Marco - I’m not sure how many times this has to be stated but it apparently needs to be repeated again. There are plenty of R2G systems that have sufficient liquidity to handle market orders. The fact that low liquidity models and over-subscribed models are being offered does not mean you should cater to those exclusively. The open price is the generally the best option provided the model can support it.

The next point I would like to make is that your previous logic is backwards. You said:

“R2G are a way for someone to easily follow buy/sell of a strategy. Using open prices requires special commitment & trading skills, like placing limit orders, changing them throughout the day, etc, not what R2G is supposed to be.”

Many of us don’t use IB and don’t have the ability to do VWAP. Thus use of some variant of (O+H+L+C)/4 really means some form of special commitment & trading skills.

In contrast, use of market order and high liquidity R2G models is very easy for anyone to follow. I have been using market orders at open for many years and you know someone forgot to tell me it was difficult or requires a special commitment.

The fact that you have to get up early is the case no matter what orders you use to execute your trades, whether it be VWAP, limit or at market. And the problem lies with the fact that you went to Compustat. Otherwise we could be placing our orders the night before.

“R2G execution prices should be what the average sub could achieve, so vwap is probably the best”

Have you done a poll to see whether the average subscriber has the ability to do VWAP? How much work has been done to show that VWAP is equivalent to the formula you propose?

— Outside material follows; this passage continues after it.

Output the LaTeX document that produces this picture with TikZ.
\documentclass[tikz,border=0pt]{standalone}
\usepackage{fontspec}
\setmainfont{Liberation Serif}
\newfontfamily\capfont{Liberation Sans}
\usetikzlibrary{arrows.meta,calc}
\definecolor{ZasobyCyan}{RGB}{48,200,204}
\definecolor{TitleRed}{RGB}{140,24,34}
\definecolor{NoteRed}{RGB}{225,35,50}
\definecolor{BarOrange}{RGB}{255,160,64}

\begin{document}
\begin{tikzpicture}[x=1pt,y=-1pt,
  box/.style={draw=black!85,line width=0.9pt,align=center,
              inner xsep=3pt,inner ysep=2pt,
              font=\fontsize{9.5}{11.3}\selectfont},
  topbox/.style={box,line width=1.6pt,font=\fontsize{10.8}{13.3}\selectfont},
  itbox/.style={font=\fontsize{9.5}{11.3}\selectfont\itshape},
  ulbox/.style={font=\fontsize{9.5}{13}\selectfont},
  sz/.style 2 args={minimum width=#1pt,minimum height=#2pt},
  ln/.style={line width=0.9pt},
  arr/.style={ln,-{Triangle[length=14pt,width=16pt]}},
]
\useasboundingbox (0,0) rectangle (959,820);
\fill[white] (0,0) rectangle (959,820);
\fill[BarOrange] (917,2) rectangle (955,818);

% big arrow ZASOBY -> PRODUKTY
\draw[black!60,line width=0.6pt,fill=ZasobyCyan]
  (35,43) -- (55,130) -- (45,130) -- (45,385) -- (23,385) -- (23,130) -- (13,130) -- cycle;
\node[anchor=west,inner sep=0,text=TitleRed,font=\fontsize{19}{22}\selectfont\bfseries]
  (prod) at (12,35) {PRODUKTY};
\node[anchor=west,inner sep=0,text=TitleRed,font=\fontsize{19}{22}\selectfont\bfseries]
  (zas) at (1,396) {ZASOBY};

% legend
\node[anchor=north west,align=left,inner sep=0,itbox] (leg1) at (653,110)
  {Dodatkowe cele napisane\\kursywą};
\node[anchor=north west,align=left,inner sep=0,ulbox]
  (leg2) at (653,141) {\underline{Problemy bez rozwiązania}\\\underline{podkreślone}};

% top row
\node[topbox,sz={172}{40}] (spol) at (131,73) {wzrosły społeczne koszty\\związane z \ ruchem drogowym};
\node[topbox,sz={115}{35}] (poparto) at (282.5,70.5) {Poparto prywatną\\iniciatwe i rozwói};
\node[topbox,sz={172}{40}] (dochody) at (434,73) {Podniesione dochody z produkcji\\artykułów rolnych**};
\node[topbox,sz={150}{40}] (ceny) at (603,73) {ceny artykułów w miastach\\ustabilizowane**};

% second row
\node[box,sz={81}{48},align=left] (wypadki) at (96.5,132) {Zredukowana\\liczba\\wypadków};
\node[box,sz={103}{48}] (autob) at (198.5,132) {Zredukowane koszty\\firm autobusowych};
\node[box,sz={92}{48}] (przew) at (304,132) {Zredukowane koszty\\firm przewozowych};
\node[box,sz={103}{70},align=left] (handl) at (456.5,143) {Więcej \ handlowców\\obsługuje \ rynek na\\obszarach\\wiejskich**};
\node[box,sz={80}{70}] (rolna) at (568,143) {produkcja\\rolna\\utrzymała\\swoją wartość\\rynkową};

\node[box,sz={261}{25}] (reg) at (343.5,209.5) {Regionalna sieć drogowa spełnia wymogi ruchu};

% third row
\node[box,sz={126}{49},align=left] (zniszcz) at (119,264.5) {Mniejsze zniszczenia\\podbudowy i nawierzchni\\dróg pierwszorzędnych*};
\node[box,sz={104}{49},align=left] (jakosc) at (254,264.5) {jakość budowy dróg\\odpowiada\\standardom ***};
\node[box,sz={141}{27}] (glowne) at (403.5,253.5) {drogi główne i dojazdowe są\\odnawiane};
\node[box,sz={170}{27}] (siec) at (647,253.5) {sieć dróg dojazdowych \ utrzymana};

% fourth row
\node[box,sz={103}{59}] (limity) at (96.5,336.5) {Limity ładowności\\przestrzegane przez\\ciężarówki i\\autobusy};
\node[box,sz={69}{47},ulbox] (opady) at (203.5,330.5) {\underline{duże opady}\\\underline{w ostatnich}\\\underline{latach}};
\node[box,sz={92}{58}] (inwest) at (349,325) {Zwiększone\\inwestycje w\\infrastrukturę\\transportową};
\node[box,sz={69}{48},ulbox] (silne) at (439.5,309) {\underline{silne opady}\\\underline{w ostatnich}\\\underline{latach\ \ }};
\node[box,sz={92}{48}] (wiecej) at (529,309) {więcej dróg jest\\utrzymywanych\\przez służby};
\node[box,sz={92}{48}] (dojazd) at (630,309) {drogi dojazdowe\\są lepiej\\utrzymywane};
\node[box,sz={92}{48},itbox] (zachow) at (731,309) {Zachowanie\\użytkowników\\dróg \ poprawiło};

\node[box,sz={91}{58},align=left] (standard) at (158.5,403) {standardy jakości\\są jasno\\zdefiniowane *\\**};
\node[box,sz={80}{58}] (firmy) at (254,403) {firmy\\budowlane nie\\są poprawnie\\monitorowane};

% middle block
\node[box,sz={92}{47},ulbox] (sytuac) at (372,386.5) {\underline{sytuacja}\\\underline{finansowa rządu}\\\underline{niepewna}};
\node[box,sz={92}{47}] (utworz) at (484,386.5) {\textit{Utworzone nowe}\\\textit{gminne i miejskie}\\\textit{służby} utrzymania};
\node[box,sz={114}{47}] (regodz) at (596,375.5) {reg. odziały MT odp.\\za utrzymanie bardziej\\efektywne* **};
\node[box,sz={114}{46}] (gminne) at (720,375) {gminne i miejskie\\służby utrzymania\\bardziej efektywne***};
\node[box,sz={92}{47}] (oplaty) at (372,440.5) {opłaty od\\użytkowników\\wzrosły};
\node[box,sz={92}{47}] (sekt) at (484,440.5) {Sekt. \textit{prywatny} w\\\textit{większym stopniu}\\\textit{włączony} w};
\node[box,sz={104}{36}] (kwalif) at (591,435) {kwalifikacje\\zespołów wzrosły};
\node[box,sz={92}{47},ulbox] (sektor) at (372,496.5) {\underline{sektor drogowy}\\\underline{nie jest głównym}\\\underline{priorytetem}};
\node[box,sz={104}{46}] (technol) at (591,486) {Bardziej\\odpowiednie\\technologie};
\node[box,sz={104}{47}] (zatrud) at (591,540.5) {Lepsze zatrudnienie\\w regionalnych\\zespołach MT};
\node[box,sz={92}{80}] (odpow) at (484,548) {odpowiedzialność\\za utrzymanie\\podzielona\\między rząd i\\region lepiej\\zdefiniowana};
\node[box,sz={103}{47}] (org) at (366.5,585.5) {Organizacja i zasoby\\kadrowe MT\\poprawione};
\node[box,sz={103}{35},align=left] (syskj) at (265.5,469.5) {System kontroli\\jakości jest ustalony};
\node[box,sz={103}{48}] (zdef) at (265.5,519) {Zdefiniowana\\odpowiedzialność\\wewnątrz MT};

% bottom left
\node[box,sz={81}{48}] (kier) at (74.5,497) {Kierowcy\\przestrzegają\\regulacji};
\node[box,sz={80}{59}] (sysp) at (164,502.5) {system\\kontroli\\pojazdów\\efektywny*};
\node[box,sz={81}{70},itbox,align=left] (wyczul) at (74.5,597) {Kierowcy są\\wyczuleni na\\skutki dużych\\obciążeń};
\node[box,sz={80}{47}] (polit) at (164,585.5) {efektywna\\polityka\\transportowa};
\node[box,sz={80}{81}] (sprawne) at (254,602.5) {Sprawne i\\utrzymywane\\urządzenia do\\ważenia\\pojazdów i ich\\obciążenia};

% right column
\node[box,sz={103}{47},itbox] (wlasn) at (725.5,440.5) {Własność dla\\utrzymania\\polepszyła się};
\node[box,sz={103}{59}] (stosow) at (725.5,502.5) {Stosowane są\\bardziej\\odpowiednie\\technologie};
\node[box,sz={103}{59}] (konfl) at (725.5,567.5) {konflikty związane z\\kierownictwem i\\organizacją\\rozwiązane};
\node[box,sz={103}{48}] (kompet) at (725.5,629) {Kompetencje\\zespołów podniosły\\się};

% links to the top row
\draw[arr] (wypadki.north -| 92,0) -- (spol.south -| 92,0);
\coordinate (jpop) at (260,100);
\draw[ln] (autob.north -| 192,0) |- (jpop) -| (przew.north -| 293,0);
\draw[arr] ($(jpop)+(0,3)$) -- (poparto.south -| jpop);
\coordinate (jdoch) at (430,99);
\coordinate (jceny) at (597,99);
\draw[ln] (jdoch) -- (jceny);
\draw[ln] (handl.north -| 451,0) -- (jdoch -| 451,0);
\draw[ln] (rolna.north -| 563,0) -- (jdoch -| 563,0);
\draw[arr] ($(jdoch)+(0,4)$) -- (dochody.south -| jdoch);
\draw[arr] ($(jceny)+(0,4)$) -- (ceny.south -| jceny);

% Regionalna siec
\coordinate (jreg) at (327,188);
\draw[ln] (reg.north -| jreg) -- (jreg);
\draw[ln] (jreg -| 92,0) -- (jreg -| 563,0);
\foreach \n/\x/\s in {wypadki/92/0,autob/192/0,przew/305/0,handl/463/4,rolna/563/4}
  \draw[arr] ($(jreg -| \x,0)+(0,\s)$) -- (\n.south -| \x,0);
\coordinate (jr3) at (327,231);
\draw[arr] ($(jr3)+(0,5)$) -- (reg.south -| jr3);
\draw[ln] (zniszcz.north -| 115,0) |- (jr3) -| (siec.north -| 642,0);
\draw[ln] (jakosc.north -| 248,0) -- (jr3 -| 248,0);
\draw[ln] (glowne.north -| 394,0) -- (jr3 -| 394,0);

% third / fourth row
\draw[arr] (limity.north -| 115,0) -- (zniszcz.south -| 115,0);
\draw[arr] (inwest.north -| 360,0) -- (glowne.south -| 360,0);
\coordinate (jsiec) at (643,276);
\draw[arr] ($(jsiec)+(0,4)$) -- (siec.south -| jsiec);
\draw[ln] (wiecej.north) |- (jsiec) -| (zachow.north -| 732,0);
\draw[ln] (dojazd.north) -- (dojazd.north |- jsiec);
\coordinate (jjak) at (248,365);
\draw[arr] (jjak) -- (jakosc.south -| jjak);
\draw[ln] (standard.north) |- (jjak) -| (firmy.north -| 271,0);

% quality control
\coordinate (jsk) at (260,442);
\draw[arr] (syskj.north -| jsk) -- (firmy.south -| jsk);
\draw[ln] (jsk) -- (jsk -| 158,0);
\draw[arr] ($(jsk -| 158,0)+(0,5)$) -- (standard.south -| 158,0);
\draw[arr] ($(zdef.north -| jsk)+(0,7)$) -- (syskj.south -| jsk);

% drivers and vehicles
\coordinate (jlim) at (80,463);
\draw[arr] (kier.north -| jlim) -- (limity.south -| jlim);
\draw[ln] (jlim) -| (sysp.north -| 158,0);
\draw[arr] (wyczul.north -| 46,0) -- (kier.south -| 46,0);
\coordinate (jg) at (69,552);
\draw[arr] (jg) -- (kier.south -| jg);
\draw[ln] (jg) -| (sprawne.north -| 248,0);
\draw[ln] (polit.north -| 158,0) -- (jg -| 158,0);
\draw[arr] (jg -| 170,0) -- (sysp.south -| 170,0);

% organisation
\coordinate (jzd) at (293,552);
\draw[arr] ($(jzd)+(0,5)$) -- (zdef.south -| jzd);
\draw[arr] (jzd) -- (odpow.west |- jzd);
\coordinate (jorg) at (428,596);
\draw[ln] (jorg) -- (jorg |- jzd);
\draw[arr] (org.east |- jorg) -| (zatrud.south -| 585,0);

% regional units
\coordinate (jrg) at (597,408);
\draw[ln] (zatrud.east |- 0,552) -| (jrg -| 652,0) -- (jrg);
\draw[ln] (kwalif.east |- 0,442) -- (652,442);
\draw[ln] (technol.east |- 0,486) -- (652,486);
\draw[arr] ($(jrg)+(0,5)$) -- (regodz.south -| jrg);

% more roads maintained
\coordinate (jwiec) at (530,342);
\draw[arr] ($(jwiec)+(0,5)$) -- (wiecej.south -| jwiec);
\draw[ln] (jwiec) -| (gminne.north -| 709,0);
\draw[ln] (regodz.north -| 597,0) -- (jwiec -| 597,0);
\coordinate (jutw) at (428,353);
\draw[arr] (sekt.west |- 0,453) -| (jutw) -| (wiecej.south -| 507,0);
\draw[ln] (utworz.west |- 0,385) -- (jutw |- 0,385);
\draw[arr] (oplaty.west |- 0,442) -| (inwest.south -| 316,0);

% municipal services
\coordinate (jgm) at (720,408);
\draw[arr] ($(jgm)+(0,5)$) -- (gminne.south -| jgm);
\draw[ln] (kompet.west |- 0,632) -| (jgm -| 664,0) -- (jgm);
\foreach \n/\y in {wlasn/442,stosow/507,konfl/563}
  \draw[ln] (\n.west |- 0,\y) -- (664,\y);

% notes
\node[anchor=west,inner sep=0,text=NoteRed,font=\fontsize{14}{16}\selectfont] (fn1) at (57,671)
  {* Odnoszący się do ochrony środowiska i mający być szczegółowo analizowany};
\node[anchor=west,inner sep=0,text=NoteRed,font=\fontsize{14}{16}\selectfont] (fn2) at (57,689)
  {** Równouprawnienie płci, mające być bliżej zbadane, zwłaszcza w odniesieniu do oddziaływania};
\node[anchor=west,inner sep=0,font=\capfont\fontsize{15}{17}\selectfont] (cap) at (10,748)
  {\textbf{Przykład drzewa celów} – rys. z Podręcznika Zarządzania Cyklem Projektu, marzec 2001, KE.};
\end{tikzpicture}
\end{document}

And if you choose to go with such a formula, Amiran is correct in the (2*O+H+L)/4 is a better option.

Steve

Tend to agree with Amiran that ‘open’ prices should be used in some way in the ‘formula’ figuring estimated model fills. For anything in the ‘trader’ or ‘lower liquidity’ category, some form of limit order prior to market open is likely the most basic form of order I would expect most P123 traders with hi-turn systems are using.

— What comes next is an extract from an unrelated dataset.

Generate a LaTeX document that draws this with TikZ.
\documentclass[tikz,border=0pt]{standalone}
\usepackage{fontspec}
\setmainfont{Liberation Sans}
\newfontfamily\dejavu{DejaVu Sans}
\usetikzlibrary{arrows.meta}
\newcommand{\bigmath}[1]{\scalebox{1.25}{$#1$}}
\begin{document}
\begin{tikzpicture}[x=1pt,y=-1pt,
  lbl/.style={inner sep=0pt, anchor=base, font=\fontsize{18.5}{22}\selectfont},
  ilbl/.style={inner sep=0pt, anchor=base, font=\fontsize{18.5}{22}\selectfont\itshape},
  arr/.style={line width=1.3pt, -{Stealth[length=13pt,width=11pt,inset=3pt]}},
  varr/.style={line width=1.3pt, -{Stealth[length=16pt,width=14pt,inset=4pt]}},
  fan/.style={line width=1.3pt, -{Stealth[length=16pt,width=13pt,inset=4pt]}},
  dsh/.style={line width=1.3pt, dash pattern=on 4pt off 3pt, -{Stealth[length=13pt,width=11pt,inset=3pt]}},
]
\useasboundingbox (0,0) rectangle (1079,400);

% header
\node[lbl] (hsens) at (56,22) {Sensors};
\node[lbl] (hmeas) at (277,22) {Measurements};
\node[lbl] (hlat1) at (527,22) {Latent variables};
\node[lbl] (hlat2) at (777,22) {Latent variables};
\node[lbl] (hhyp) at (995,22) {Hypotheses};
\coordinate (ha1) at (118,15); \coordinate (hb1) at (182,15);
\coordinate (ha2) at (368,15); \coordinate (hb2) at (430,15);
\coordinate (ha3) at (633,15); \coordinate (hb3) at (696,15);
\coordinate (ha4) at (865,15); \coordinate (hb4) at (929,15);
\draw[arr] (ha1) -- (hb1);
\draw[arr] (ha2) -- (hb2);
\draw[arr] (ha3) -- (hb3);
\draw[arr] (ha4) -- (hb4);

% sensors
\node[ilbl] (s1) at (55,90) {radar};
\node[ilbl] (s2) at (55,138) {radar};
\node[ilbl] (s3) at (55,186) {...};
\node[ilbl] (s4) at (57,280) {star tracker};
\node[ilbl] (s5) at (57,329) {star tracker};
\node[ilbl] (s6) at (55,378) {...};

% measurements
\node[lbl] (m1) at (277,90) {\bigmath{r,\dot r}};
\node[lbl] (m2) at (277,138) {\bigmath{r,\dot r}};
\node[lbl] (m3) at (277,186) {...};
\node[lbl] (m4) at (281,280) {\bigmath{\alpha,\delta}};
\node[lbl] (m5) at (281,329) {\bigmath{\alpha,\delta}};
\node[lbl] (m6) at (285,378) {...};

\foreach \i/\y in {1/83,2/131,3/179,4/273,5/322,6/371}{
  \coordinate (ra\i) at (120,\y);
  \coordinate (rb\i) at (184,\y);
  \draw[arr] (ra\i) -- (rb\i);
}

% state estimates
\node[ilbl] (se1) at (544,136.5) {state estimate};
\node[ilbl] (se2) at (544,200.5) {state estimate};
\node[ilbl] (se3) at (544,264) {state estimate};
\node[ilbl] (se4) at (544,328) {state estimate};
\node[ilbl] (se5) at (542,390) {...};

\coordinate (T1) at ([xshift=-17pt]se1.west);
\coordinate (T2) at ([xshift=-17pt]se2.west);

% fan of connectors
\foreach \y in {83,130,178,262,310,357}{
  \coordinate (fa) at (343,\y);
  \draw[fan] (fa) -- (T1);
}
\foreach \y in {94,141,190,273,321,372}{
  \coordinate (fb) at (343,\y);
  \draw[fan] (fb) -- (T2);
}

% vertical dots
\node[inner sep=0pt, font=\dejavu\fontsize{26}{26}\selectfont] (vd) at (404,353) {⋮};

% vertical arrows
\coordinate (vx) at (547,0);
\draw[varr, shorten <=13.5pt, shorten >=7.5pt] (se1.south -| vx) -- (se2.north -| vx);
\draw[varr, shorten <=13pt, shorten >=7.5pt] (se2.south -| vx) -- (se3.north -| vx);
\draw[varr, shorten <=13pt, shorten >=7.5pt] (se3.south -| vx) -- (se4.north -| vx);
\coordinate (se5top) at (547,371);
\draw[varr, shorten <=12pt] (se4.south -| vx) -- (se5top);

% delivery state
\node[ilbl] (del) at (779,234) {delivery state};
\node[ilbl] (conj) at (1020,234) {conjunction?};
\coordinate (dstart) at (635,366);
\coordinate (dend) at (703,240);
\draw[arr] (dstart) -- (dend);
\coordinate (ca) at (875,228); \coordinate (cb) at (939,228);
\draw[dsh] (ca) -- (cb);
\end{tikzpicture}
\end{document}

But…I’m fine if P123 doesn’t allow them. But, developers / P123 users ideally need the ability to build sim’s with any proposed ‘fill price’ method before live release.

In my case, it’s not likely a huge deal. But in developing systems, I will change the turnover by altering ‘sell rules’ based on a comparison of a) factor duration / fading vs. b) slippage and transaction costs. If the perceived benefits of higher turnover outweigh the likely costs by some ‘margin of safety’, I will generally choose the higher turn. So…assumed fill and slippage prices matter significantly in some ‘sell rule’ decisions on certain types of systems (2 of the R2G’s I’ve launched to date). So…as a general policy, it’s probably better for P123 to allow developers the tools to backtest any / all potentially significant proposed ‘constraints’ before rolling them out live.

If we are confined to one approach I would choose (O + H + L + C) / 4. That gives you the two price extremes of the day, the two time extremes of the day, and four different prices you know someone received a fill on. It doesn’t give you VWAP, but over long periods of testing it is going to be good enough. Not all traders have algos and will be able to approximate VWAP, but anyone trading size can do some form of TWAP. And it balances the perspectives that you see on the board. And doesn’t require more data. One’s perspective is understandably influenced by the size you trade (institutional vs high worth vs small trader) and by the volume/liquidity of the issues you are trading.